What the exercise asks
Within the material below, locate the line with "Give me the Bokeh source for this chart." and the line with "from bokeh.resources import INLINE", then return those two lines and all lines between them, exactly as written.

Stored records
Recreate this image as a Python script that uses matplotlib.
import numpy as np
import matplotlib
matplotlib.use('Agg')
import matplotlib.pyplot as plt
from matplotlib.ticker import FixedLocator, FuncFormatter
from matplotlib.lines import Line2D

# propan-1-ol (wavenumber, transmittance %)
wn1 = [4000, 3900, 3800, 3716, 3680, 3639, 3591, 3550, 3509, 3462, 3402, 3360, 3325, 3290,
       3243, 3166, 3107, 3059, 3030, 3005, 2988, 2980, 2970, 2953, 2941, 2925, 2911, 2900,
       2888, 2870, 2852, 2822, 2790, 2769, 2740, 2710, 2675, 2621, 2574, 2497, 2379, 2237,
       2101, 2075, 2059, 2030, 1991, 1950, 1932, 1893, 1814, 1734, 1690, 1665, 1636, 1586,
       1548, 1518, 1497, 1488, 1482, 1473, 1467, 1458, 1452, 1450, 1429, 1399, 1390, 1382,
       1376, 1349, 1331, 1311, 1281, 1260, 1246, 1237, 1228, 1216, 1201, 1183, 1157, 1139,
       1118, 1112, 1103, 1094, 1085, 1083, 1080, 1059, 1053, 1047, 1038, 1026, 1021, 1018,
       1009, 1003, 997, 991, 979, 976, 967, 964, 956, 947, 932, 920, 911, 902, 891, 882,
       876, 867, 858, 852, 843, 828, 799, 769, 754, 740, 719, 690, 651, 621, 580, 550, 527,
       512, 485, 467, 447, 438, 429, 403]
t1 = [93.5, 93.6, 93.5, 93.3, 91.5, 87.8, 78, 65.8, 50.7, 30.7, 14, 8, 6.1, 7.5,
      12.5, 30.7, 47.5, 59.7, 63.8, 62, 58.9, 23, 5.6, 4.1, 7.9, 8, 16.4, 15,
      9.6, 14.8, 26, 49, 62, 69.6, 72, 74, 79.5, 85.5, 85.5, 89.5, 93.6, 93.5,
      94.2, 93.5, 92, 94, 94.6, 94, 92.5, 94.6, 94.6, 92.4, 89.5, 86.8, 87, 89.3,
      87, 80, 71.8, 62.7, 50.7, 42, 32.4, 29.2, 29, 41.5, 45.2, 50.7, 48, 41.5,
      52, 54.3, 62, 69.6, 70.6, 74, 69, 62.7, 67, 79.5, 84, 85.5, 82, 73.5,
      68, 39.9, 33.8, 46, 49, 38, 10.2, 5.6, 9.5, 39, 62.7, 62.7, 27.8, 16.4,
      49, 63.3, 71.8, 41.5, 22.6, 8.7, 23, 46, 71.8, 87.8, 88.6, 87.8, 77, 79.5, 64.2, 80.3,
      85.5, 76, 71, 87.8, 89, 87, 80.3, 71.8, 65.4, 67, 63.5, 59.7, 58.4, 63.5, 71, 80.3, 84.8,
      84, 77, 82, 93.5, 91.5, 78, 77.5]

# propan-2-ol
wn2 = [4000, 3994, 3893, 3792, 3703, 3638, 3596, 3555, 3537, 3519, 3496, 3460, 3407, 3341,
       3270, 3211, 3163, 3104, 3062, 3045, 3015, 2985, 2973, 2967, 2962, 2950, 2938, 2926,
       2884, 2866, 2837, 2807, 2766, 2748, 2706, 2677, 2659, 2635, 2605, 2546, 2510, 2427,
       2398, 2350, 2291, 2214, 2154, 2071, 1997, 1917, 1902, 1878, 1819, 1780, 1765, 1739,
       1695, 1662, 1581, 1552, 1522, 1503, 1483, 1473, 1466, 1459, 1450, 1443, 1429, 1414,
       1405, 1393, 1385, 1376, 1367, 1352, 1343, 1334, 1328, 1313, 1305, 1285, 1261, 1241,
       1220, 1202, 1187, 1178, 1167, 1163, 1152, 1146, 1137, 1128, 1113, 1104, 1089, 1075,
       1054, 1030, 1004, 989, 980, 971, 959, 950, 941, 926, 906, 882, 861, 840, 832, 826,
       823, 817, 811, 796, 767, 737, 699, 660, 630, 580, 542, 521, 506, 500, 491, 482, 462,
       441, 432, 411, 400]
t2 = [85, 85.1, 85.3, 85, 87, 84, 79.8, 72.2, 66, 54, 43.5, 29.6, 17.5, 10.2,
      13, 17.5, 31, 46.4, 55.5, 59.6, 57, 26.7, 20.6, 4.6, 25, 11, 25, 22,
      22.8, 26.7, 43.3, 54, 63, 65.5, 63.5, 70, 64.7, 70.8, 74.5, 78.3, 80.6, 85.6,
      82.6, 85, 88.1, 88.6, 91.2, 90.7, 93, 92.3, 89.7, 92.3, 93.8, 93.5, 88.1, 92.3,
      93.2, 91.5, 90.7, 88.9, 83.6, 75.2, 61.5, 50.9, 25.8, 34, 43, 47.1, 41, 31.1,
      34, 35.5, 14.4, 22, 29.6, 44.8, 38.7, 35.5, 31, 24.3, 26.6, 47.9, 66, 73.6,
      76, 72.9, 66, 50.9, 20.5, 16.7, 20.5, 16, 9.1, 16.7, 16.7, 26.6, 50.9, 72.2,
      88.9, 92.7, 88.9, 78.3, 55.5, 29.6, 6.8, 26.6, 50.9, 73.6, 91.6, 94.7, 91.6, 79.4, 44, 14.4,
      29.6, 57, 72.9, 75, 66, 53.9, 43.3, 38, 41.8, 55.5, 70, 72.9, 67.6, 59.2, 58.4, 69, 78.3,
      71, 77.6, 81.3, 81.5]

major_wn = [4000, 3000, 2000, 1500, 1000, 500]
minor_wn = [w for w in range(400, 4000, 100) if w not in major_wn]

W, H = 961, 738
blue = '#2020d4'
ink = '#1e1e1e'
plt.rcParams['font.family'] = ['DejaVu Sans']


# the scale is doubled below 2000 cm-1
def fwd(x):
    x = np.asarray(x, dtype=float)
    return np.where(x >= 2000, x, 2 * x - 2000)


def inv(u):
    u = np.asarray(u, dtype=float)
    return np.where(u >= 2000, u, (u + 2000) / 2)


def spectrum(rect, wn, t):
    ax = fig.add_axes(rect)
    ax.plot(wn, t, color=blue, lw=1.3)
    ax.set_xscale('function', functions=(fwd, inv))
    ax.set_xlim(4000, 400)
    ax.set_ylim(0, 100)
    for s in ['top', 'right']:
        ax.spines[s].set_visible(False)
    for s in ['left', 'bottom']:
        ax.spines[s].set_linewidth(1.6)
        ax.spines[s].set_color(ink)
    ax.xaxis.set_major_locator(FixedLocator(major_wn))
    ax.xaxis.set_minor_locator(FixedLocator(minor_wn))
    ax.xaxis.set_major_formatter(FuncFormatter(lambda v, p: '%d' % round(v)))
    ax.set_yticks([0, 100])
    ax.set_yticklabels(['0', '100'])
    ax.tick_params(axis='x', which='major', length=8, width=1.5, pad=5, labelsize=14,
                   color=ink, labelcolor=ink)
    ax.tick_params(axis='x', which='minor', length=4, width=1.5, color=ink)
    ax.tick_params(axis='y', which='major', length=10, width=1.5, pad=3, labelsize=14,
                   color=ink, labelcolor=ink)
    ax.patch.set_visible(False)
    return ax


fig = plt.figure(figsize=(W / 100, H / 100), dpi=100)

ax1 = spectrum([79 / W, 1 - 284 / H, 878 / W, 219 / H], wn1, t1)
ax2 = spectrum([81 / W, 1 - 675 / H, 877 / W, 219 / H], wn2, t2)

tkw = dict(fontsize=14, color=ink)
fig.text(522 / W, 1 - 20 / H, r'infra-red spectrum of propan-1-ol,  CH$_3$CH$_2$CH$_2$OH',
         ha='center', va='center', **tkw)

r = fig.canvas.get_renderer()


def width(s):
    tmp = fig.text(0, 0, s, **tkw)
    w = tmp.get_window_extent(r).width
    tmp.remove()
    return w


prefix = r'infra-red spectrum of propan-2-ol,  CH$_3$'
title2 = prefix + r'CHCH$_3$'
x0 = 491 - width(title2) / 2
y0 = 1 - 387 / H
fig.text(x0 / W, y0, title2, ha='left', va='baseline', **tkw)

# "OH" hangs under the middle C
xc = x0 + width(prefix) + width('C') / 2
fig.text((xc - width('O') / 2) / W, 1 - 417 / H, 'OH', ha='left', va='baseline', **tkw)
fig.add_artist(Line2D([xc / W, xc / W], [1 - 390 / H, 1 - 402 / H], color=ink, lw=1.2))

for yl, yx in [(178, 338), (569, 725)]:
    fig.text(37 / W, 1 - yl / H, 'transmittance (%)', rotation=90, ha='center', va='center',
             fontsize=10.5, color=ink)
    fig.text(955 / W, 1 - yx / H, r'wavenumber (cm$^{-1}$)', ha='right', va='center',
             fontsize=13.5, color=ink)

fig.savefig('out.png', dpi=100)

==

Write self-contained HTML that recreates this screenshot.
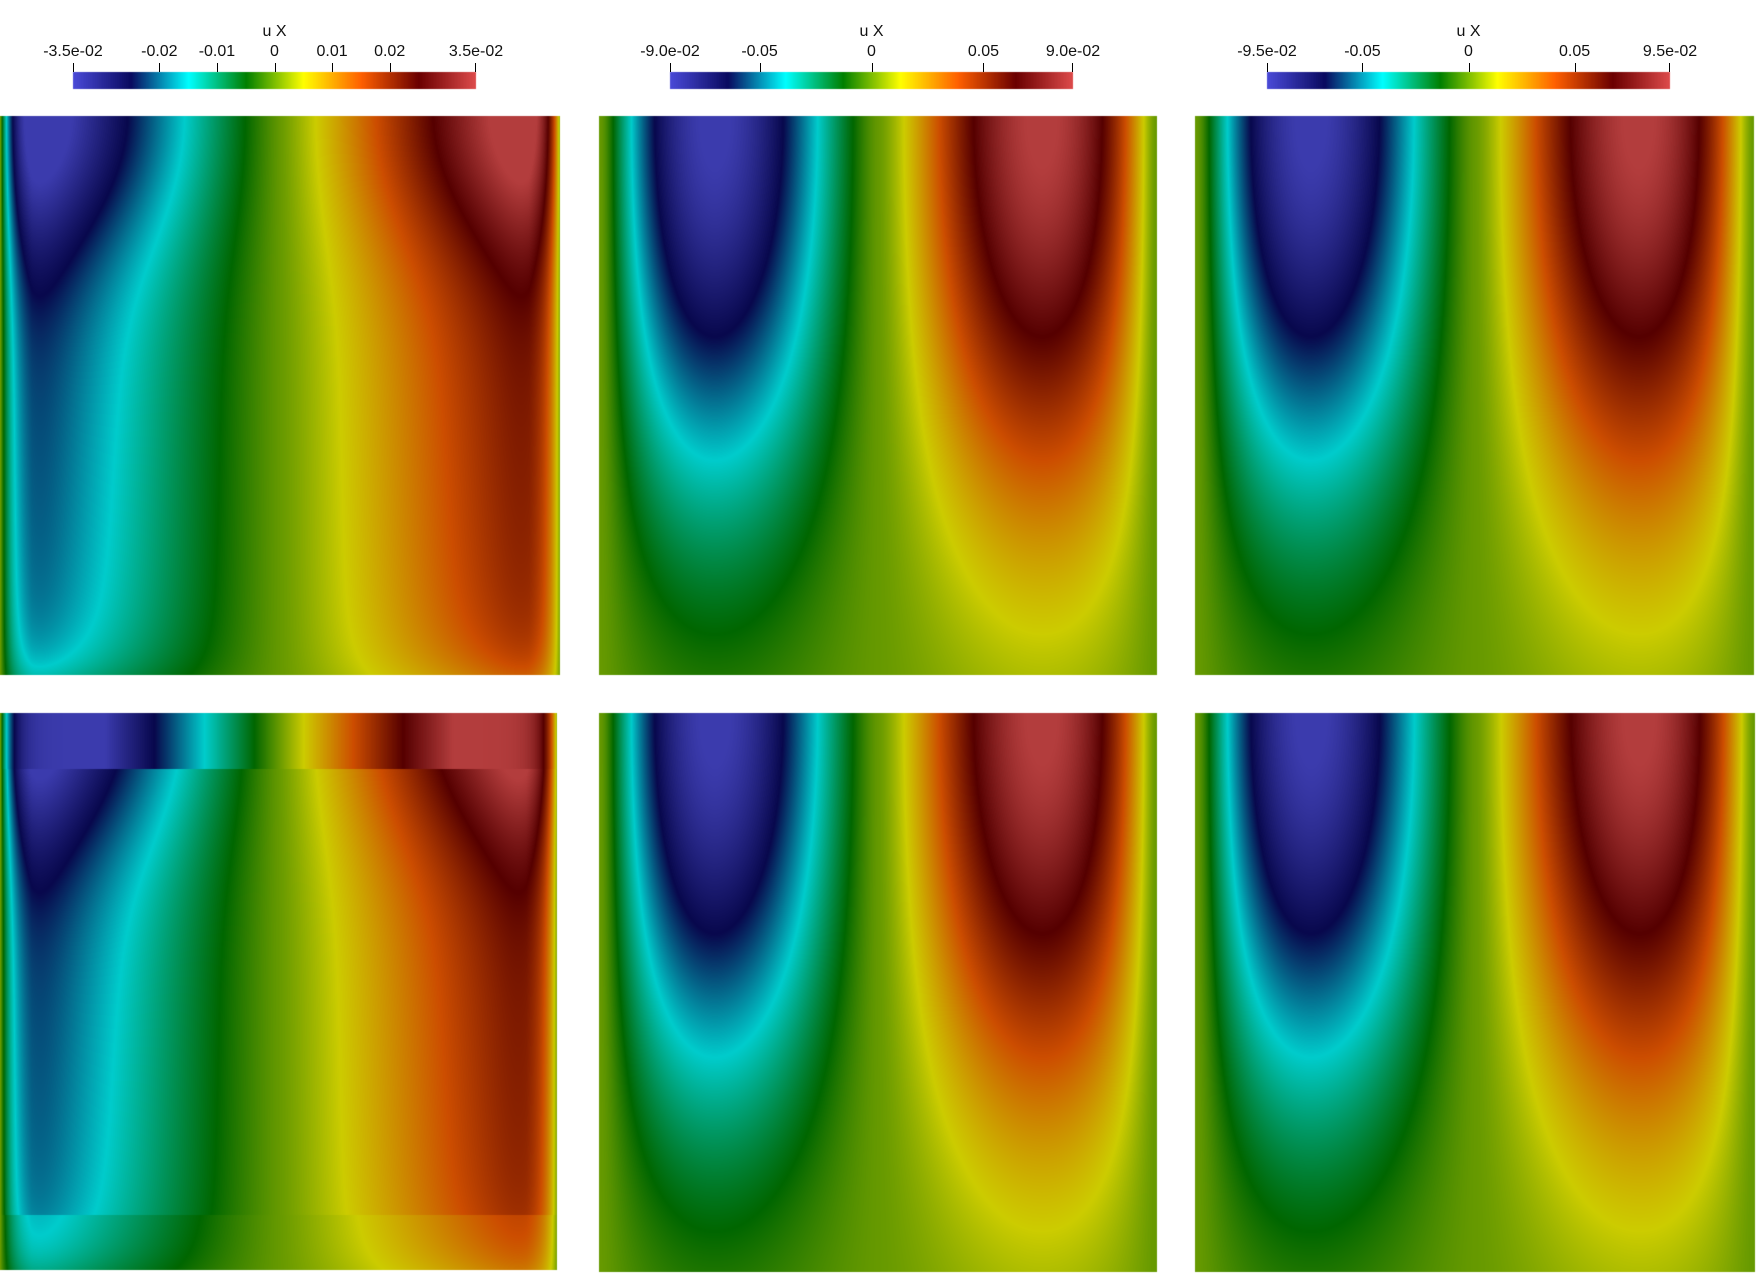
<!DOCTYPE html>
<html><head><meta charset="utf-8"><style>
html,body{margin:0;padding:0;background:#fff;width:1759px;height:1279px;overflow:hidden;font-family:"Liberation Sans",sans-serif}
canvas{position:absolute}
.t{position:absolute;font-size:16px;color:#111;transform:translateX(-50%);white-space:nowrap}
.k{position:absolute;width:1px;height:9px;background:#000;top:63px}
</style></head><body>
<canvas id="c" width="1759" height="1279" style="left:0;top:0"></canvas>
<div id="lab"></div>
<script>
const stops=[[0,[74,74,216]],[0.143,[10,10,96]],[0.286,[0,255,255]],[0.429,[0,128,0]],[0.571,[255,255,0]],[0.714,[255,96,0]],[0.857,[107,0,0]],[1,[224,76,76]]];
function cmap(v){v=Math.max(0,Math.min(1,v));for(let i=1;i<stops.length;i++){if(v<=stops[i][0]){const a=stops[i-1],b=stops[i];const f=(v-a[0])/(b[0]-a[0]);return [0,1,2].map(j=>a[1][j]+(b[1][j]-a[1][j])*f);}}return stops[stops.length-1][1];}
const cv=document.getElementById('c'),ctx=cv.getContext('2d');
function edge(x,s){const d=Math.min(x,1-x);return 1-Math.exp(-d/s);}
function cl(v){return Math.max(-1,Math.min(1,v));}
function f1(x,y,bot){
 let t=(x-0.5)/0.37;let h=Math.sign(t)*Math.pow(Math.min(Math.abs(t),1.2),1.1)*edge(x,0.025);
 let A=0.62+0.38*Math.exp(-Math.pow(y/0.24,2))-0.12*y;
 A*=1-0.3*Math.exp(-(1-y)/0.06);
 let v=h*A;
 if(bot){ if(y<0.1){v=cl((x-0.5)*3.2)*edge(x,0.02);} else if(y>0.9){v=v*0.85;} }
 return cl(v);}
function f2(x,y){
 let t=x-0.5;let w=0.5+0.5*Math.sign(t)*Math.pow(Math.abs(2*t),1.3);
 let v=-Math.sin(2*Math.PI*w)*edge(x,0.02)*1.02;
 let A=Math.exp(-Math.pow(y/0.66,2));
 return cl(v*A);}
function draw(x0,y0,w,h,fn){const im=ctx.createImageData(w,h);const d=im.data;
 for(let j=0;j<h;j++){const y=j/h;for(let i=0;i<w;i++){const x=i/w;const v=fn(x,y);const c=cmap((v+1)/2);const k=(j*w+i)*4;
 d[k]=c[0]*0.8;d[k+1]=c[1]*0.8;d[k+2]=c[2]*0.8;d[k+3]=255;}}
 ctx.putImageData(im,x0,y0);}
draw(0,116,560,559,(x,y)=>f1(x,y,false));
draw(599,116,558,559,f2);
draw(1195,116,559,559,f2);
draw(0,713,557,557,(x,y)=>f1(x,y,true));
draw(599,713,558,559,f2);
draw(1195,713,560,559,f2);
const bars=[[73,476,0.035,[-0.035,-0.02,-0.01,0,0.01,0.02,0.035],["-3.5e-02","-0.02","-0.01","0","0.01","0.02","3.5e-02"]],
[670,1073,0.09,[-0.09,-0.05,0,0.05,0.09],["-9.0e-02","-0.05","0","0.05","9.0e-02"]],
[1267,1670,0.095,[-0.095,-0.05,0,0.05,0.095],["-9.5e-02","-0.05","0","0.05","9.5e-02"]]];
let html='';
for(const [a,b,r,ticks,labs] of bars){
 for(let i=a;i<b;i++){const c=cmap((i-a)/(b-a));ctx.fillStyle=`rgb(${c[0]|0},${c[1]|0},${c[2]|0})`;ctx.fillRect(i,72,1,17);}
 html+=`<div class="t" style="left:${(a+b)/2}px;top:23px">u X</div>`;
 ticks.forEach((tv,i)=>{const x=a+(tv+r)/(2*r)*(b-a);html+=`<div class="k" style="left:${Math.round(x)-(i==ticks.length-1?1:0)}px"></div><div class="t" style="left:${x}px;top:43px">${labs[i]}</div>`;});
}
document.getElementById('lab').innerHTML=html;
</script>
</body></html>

==

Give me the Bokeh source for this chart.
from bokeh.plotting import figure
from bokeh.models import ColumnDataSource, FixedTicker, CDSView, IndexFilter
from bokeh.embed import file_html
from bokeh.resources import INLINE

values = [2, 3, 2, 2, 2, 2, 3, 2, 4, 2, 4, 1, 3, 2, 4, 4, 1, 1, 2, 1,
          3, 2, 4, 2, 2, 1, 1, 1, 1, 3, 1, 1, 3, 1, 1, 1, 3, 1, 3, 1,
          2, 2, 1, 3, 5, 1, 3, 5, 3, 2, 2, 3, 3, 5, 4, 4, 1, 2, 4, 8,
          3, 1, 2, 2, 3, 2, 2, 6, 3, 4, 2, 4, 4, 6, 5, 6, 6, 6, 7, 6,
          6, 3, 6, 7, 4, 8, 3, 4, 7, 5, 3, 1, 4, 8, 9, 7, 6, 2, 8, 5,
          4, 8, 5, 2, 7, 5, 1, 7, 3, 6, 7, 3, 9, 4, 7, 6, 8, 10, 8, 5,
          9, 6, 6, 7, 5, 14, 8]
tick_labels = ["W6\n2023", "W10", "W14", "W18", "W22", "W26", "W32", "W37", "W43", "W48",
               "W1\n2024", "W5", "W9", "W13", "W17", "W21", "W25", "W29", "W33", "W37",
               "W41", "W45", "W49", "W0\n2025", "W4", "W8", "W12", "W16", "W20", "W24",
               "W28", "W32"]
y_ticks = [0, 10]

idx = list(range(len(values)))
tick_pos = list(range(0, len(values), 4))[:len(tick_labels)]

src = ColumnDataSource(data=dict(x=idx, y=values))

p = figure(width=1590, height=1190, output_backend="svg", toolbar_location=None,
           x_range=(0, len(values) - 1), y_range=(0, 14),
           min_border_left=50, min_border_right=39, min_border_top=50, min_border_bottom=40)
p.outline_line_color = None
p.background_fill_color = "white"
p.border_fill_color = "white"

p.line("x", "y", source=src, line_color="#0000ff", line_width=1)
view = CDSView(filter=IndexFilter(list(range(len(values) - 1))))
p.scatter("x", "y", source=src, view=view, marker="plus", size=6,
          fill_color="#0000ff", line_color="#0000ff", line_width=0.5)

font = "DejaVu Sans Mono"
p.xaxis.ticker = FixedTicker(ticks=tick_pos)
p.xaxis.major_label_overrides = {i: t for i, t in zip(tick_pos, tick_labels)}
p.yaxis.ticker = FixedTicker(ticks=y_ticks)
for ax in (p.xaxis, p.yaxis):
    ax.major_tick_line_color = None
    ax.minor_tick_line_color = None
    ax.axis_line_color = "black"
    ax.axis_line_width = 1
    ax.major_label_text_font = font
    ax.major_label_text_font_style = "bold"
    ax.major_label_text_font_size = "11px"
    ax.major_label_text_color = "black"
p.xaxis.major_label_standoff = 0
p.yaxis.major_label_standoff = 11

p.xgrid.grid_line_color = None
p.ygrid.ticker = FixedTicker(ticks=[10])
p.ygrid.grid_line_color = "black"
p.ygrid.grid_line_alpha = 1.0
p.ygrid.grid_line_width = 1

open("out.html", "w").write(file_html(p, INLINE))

Task answer
Give me the Bokeh source for this chart.
from bokeh.plotting import figure
from bokeh.models import ColumnDataSource, FixedTicker, CDSView, IndexFilter
from bokeh.embed import file_html
from bokeh.resources import INLINE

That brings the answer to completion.